Consequently, one lesson from El Paso is that the contractual fiduciary duties provided in alternative entity agreements perhaps should be drafted to state clearly what interests may be considered or preferred by a governing board. If, in making decisions, the sponsors of an entity intend for the governing board to focus on the effect such decision will have on a specific entity constituency, then the sponsors should draft the agreement accordingly. For example, the sponsors might draft the agreement to state that such governing board has a duty to determine what is in the best interests of a specific entity constituency, such as the residual equity holders, instead of the entity itself. However, if language similar to MLP’s partnership agreement is used that requires a determination of what is in the best interests of the entity, then language should be added to the agreement that confers upon the governing board the discretion to “prefer” a certain class of entity constituencies in making decisions. Thus, following El Paso, practitioners should consider whether an alternative entity agreement should allow a governing board to focus on, and possibly prefer, a specific entity constituency.
It has been said that master limited partnerships are guided by one simple principle in making acquisitions: it must be accretive to available to cash flow. See John Goodgame, Master Limited Partnership Governance, 60 Bus. Law 471, n. 468 (2005) (quoting UBS Warburg, MLP Bible 24 (Apr. 2003)). The El Paso decision, however, criticized the Committee for focusing on accretion. The DRULPA, like other Delaware alternative entity acts, provides parties with the ability to draft and tailor the parameters, duties, and standards for the governance of a limited partnership. The flexibility inherent in the DRULPA may be used to permit a governing body to focus on principles that might be important in a specific industry. For example, a master limited partnership’s agreement could be drafted to provide a conflicts committee with the discretion to consider, and place great weight on, whether an interested transaction will be accretive in determining whether an acquisition is in the best interests of the partnership. Thus, another lesson from El Paso is that practitioners should consider using the contractual flexibility in the DRULPA to tailor a governance standard, and how compliance will be measured, based upon the specific industry of the alternative entity and the investors’ objectives.

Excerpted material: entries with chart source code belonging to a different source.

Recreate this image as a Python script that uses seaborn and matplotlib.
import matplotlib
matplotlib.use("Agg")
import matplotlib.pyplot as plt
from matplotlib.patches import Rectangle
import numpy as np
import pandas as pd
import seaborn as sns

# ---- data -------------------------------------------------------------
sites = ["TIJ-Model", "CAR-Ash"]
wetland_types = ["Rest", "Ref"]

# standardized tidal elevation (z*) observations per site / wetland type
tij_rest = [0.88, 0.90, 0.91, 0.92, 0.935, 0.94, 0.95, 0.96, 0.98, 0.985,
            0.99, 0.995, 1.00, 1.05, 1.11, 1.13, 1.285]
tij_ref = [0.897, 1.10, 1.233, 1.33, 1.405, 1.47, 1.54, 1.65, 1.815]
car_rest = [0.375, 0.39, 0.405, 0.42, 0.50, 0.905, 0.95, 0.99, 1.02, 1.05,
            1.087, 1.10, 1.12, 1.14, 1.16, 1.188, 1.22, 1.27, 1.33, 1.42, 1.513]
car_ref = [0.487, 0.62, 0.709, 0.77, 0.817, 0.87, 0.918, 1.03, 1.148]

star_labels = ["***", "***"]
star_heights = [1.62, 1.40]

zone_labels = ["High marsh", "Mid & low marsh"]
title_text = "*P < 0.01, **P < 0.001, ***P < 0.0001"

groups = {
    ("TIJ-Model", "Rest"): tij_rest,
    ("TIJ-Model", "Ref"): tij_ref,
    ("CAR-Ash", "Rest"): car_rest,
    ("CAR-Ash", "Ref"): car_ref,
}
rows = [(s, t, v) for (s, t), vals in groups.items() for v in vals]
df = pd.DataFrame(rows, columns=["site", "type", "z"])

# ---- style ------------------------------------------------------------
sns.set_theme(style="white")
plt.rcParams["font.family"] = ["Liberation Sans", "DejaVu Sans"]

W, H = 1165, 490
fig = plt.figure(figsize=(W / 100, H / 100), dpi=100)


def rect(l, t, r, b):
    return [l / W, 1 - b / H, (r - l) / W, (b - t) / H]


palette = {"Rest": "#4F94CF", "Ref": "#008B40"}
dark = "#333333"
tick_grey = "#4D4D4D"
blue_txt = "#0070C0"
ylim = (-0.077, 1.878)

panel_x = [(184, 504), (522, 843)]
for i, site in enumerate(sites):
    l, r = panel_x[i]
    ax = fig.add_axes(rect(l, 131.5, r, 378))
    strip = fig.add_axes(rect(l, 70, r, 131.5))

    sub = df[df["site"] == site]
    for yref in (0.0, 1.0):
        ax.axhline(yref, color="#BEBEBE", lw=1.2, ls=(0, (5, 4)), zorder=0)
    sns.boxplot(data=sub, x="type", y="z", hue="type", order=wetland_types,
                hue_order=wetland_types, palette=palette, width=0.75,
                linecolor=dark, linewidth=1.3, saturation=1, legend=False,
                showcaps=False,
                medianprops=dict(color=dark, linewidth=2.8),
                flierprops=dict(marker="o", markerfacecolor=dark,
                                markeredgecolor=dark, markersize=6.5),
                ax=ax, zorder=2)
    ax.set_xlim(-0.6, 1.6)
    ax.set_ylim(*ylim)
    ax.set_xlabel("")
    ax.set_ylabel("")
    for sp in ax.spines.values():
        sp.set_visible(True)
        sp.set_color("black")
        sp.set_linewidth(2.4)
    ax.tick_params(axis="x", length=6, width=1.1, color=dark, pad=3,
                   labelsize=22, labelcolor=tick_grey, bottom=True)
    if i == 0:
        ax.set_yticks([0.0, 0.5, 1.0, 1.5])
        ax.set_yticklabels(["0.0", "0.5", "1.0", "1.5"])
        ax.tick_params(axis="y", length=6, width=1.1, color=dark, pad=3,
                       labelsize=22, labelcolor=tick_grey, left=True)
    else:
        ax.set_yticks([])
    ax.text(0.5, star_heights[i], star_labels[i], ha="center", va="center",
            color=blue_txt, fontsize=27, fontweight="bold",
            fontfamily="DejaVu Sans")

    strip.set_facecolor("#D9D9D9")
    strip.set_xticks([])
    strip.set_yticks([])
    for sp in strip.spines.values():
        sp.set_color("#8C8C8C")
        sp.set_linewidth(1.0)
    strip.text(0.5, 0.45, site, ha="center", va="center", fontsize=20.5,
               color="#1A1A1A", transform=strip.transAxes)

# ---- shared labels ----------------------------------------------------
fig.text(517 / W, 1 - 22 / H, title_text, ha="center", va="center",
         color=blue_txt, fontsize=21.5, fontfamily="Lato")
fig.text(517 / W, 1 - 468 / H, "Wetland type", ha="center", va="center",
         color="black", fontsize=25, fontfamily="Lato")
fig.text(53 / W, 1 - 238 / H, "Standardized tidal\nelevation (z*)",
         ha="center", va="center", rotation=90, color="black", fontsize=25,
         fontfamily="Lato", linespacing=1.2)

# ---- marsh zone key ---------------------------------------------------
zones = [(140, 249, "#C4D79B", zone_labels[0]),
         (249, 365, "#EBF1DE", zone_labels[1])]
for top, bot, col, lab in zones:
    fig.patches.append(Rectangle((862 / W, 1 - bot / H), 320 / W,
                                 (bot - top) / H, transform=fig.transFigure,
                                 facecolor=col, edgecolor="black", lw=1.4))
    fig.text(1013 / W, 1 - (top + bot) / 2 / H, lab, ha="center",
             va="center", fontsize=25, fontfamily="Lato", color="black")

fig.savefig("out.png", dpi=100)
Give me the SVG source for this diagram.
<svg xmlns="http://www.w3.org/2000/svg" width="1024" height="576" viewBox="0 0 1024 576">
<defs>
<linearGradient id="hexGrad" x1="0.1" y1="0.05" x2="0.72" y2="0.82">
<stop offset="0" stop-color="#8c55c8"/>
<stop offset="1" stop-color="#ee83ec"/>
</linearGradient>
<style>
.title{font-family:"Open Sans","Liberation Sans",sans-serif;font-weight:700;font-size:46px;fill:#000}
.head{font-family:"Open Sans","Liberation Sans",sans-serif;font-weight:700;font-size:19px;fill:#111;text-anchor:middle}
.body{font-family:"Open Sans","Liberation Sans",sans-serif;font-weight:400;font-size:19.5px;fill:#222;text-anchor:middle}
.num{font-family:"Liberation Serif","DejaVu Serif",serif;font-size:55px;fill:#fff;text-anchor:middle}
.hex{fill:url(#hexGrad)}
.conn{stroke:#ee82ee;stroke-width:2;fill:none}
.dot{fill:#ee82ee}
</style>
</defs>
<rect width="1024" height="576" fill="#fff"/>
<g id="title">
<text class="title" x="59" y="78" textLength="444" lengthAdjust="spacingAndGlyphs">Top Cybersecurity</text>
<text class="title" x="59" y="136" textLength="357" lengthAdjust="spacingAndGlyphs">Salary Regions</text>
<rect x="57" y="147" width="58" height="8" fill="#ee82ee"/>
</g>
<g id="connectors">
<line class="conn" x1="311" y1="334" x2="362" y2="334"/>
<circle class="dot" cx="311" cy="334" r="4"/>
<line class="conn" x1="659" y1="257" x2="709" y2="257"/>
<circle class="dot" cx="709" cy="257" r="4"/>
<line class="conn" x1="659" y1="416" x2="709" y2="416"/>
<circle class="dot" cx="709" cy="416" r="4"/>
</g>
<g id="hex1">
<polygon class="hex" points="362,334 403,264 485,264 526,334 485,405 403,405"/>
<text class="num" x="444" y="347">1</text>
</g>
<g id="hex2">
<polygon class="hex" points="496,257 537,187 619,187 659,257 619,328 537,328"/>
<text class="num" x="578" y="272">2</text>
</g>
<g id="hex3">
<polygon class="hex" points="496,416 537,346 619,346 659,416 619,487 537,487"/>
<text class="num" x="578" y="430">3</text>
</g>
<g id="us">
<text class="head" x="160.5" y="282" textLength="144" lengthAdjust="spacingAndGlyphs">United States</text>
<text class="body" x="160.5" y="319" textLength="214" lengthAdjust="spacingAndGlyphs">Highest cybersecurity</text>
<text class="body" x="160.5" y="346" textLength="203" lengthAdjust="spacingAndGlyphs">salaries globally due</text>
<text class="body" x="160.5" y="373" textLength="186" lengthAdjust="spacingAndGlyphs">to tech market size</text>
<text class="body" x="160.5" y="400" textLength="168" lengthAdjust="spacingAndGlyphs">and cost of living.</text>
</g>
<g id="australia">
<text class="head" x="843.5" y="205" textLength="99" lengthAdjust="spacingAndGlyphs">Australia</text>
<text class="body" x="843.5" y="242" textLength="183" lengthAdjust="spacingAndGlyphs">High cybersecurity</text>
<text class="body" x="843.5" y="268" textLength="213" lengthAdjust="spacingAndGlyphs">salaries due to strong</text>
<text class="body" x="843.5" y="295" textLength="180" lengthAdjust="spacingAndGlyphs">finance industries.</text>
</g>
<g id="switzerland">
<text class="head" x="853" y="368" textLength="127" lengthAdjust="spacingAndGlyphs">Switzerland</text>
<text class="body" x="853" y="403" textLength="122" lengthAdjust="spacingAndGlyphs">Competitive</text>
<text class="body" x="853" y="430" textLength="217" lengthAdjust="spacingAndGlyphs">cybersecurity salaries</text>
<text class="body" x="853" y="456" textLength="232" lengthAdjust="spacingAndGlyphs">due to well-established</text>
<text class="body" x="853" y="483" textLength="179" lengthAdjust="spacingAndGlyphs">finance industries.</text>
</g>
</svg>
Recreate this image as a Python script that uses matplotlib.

Documenting the Approval Process
Vice Chancellor Laster stated that he expected that, at trial, he would hear a credible account from the Committee members as to how they evaluated the Fall Dropdown, negotiated the final price and how they ultimately concluded the Fall Dropdown was in the best interests of MLP. However, because of the significant number of dropdowns consummated by MLP and the length of time between the approval of the Fall Dropdown and trial, it is not surprising that the Committee members were unable to provide detailed explanations for why decisions were made or not made. Consequently, some explanations tended to focus less on what actually happened in the Fall Dropdown process, but rather focused on what the Committee has typically done. Because it might be difficult to recall specific details of a fast-moving approval process for one of many deals years later, it is helpful to have a well-documented approval process with properly drafted minutes.
Reasonable advisors might disagree on the benefits of short-form minutes versus long-form minutes; however, clear and concise long-form minutes can be incredibly useful in a fiduciary duty breach case. The minutes do not need to recite verbatim a discussion at the committee’s meeting, but the minutes should set forth a specific decision point and recount the general discussion and the decision made or not made. Furthermore, the minutes should include the rationale for such decision or non-decision and any advice provided by advisors. Well-drafted long-form minutes may prove invaluable to committee members years later as they prepare for a deposition. Such minutes would be particularly helpful for an entity that enters into and consummates many transactions. Thus, another lesson from El Paso is to draft minutes in a manner that truly captures the committee’s deliberations and any advice provided by its advisors, such that the minutes may help committee members recall key facts regarding the approval process years later.
As stated above, although the El Paso decision generated much discussion at the time it was issued, its applicability should not be widespread. The decision, however, offers lessons for drafting modifications to fiduciary duties for governing boards, tailoring agreements for a specific industry and provides considerations for how to document an approval process.